Half of Myanmar’s population is under the age of 30, and many of these young people have benefited from their country’s fragile, imperfect democratic transition over the past decade. They know the military’s return to power could reverse hard-won gains in human development and fundamental freedoms.
Their future is at stake. So are their lives.
On 27 March, General Min Aung Hlaing used the occasion of Armed Forces Day to claim that the military would protect the people and promote democracy. In fact, this turned out to be the bloodiest day since the military coup on 1 February.
And yet, as a father clutching his dying son poignantly noted, “on this day, both lives and futures are being lost.” With their prospects vanishing before their eyes, tens of thousands of young people have taken to the streets across Myanmar. They are refusing to live without hope.
But the country’s backsliding is already being felt acutely. In addition to COVID-19, Myanmar is confronting a compounding economic crisis. The World Bank’s recent regional forecast shows gross domestic product (GDP) on track to shrink by 10 percent in 2021, compared to 6.8 percent growth in 2019 and 1.7 percent growth in 2020, when the country was reeling from the pandemic.
Late last year, the United Nations Development Programme’s (UNDP) Household Vulnerability Survey signalled that poor households are being pushed further below the poverty line, while many vulnerable households are being dragged toward it. Even previously financially secure households are facing massive shocks from business closures and loss of employment.

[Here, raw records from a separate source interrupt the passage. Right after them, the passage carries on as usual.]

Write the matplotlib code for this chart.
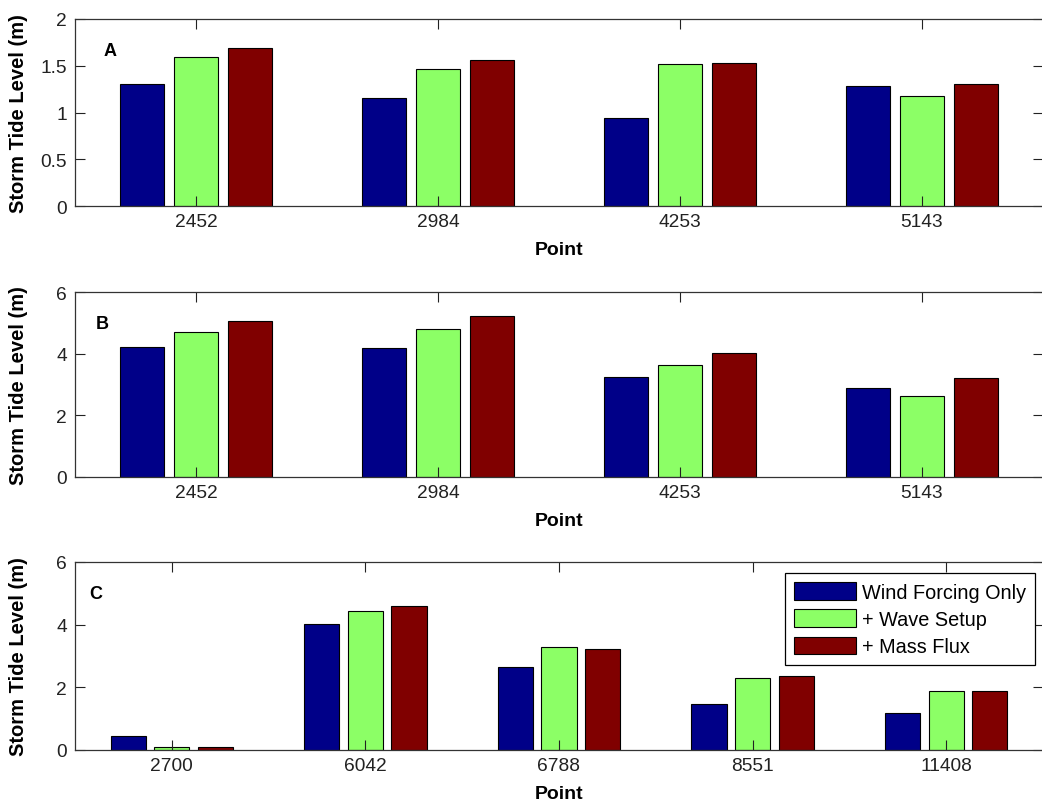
import numpy as np
import matplotlib
matplotlib.use('Agg')
import matplotlib.pyplot as plt
from matplotlib.ticker import FormatStrFormatter

plt.rcParams['font.family'] = ['Liberation Sans', 'DejaVu Sans']

# data
points_ab = ['2452', '2984', '4253', '5143']
points_c = ['2700', '6042', '6788', '8551', '11408']

wind_a = [1.31, 1.15, 0.94, 1.28]
wave_a = [1.59, 1.46, 1.52, 1.18]
mass_a = [1.69, 1.56, 1.53, 1.31]

wind_b = [4.21, 4.18, 3.23, 2.89]
wave_b = [4.71, 4.81, 3.62, 2.63]
mass_b = [5.05, 5.21, 4.02, 3.22]

wind_c = [0.45, 4.03, 2.66, 1.48, 1.19]
wave_c = [0.11, 4.43, 3.29, 2.31, 1.87]
mass_c = [0.11, 4.59, 3.21, 2.36, 1.87]

series_names = ['Wind Forcing Only', '+ Wave Setup', '+ Mass Flux']
colors = ['#000088', '#8cff66', '#800000']

panels = [
    ('A', points_ab, [wind_a, wave_a, mass_a], 2, [0, 0.5, 1, 1.5, 2]),
    ('B', points_ab, [wind_b, wave_b, mass_b], 6, [0, 2, 4, 6]),
    ('C', points_c, [wind_c, wave_c, mass_c], 6, [0, 2, 4, 6]),
]

# axes boxes in pixels (left, top, right, bottom)
W, H = 1042, 804
boxes = [(75, 20, 1043, 207), (75, 293, 1043, 478), (75, 563, 1043, 751)]
letter_x = [0.029, 0.021, 0.015]

fig = plt.figure(figsize=(W / 100, H / 100), dpi=100)

axs = []
for k, (letter, pts, vals, ymax, yt) in enumerate(panels):
    l, t, r, b = boxes[k]
    ax = fig.add_axes([l / W, (H - b) / H, (r - l) / W, (b - t) / H])
    axs.append(ax)
    x = np.arange(1, len(pts) + 1)
    offs = [-0.225, 0, 0.225]
    for j in range(3):
        ax.bar(x + offs[j], vals[j], width=0.182, color=colors[j],
               edgecolor='black', linewidth=0.8, label=series_names[j])
    ax.set_xlim(0.5, len(pts) + 0.5)
    ax.set_ylim(0, ymax)
    ax.set_xticks(x)
    ax.set_xticklabels(pts)
    ax.set_yticks(yt)
    ax.yaxis.set_major_formatter(FormatStrFormatter('%g'))
    ax.tick_params(direction='in', length=7, width=0.8, top=True, right=True,
                   labelsize=13.8, colors='#222222', pad=5)
    ax.tick_params(axis='y', pad=6)
    for s in ax.spines.values():
        s.set_linewidth(0.9)
        s.set_color('#333333')
    ax.set_xlabel('Point', fontsize=14, fontweight='bold')
    ax.set_ylabel('Storm Tide Level (m)', fontsize=14.5, fontweight='bold')
    ax.xaxis.set_label_coords(0.5, -35 / (b - t))
    ax.yaxis.set_label_coords(-47 / (r - l), 0.5)
    ax.text(letter_x[k], 0.83, letter, transform=ax.transAxes, fontsize=13,
            fontweight='bold', va='center', ha='left')

leg = axs[2].legend(loc='upper right', bbox_to_anchor=(0.9917, 0.941),
                    borderaxespad=0, fontsize=14.3, handlelength=3.1,
                    handleheight=1.0, handletextpad=0.3, labelspacing=0.38,
                    borderpad=0.45, fancybox=False, framealpha=1)
leg.get_frame().set_edgecolor('black')
leg.get_frame().set_linewidth(0.9)

plt.savefig('out.png', dpi=100)
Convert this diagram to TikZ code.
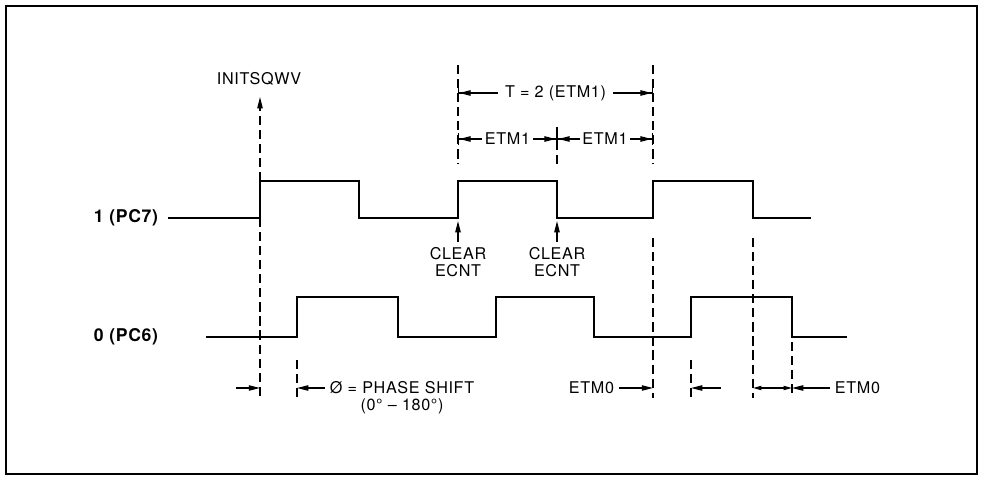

On the streets of Yangon, Mandalay, and other cities, Myanmar’s citizens have come to experience these crises in the starkest of terms, with countless personal tragedies unfolding behind the data. Young people are watching employment opportunities disappear as investment plummets. International buyers and factory owners are questioning the viability of their local operations, given the lack of worker safety and security.
Unable to guarantee continued production and reliable logistics, many businesses have halted operations entirely. With these closures, even more young people will lose their jobs and meagre livelihoods. The internet is the lifeblood of this generation, but it has been restricted severely. The suppression of information, free speech, and internet access threatens to push Myanmar back into isolation from the rest of the world.
But this is happening at a time when a whole generation of young people have come to know what it is like to enjoy better jobs, freedom of speech, access to information, and improved education. These developments shaped younger cohorts’ values and aspirations, instilling them with a sense of civic consciousness. Their expectations reflect the real possibilities that they had previously seen ahead of them: the potential of a different future than the one their parents had known.
History offers stark reminders of what the young are likely to face. In 1950, Myanmar’s per capita income was higher than that of Malaysia or Thailand. But the following decades of “closed-door” policies resulted in severe under-investment in the economy and public goods and services, with deep and corrosive effects on human capital. Military rule turned Myanmar from one of the most promising economies in Asia into one of its worst performers.
The parents and grandparents of today’s young people know what it was like back then, and their bitter experience has been recounted to their children and grandchildren. Young Myanmar does not want the clock turned back. They will not be silenced.
19-year-old taekwondo champion and dancer Kyal Sin (also known as Angel) was wearing an “Everything will be ok” shirt when security forces gunned her down in Mandalay.
Thousands of young people like her continue to stand on the streets each day, full of defiant optimism as they face the military and courageously demand the country they want and deserve. As UN Secretary-General António Guterres has stressed, there is only one way forward.
The security forces must stop the violence, the generals must return Myanmar to the democratic path by respecting the results of last year’s election (which the National League for Democracy won decisively), and all political prisoners must be freed.
Only then can there be progress on reforms to deliver fair economic development and human rights – including freedom of movement, the right of safe return for refugees and citizenship – and controlling the spread of the virus. Only a society that invests in its very humanity can be at peace with itself.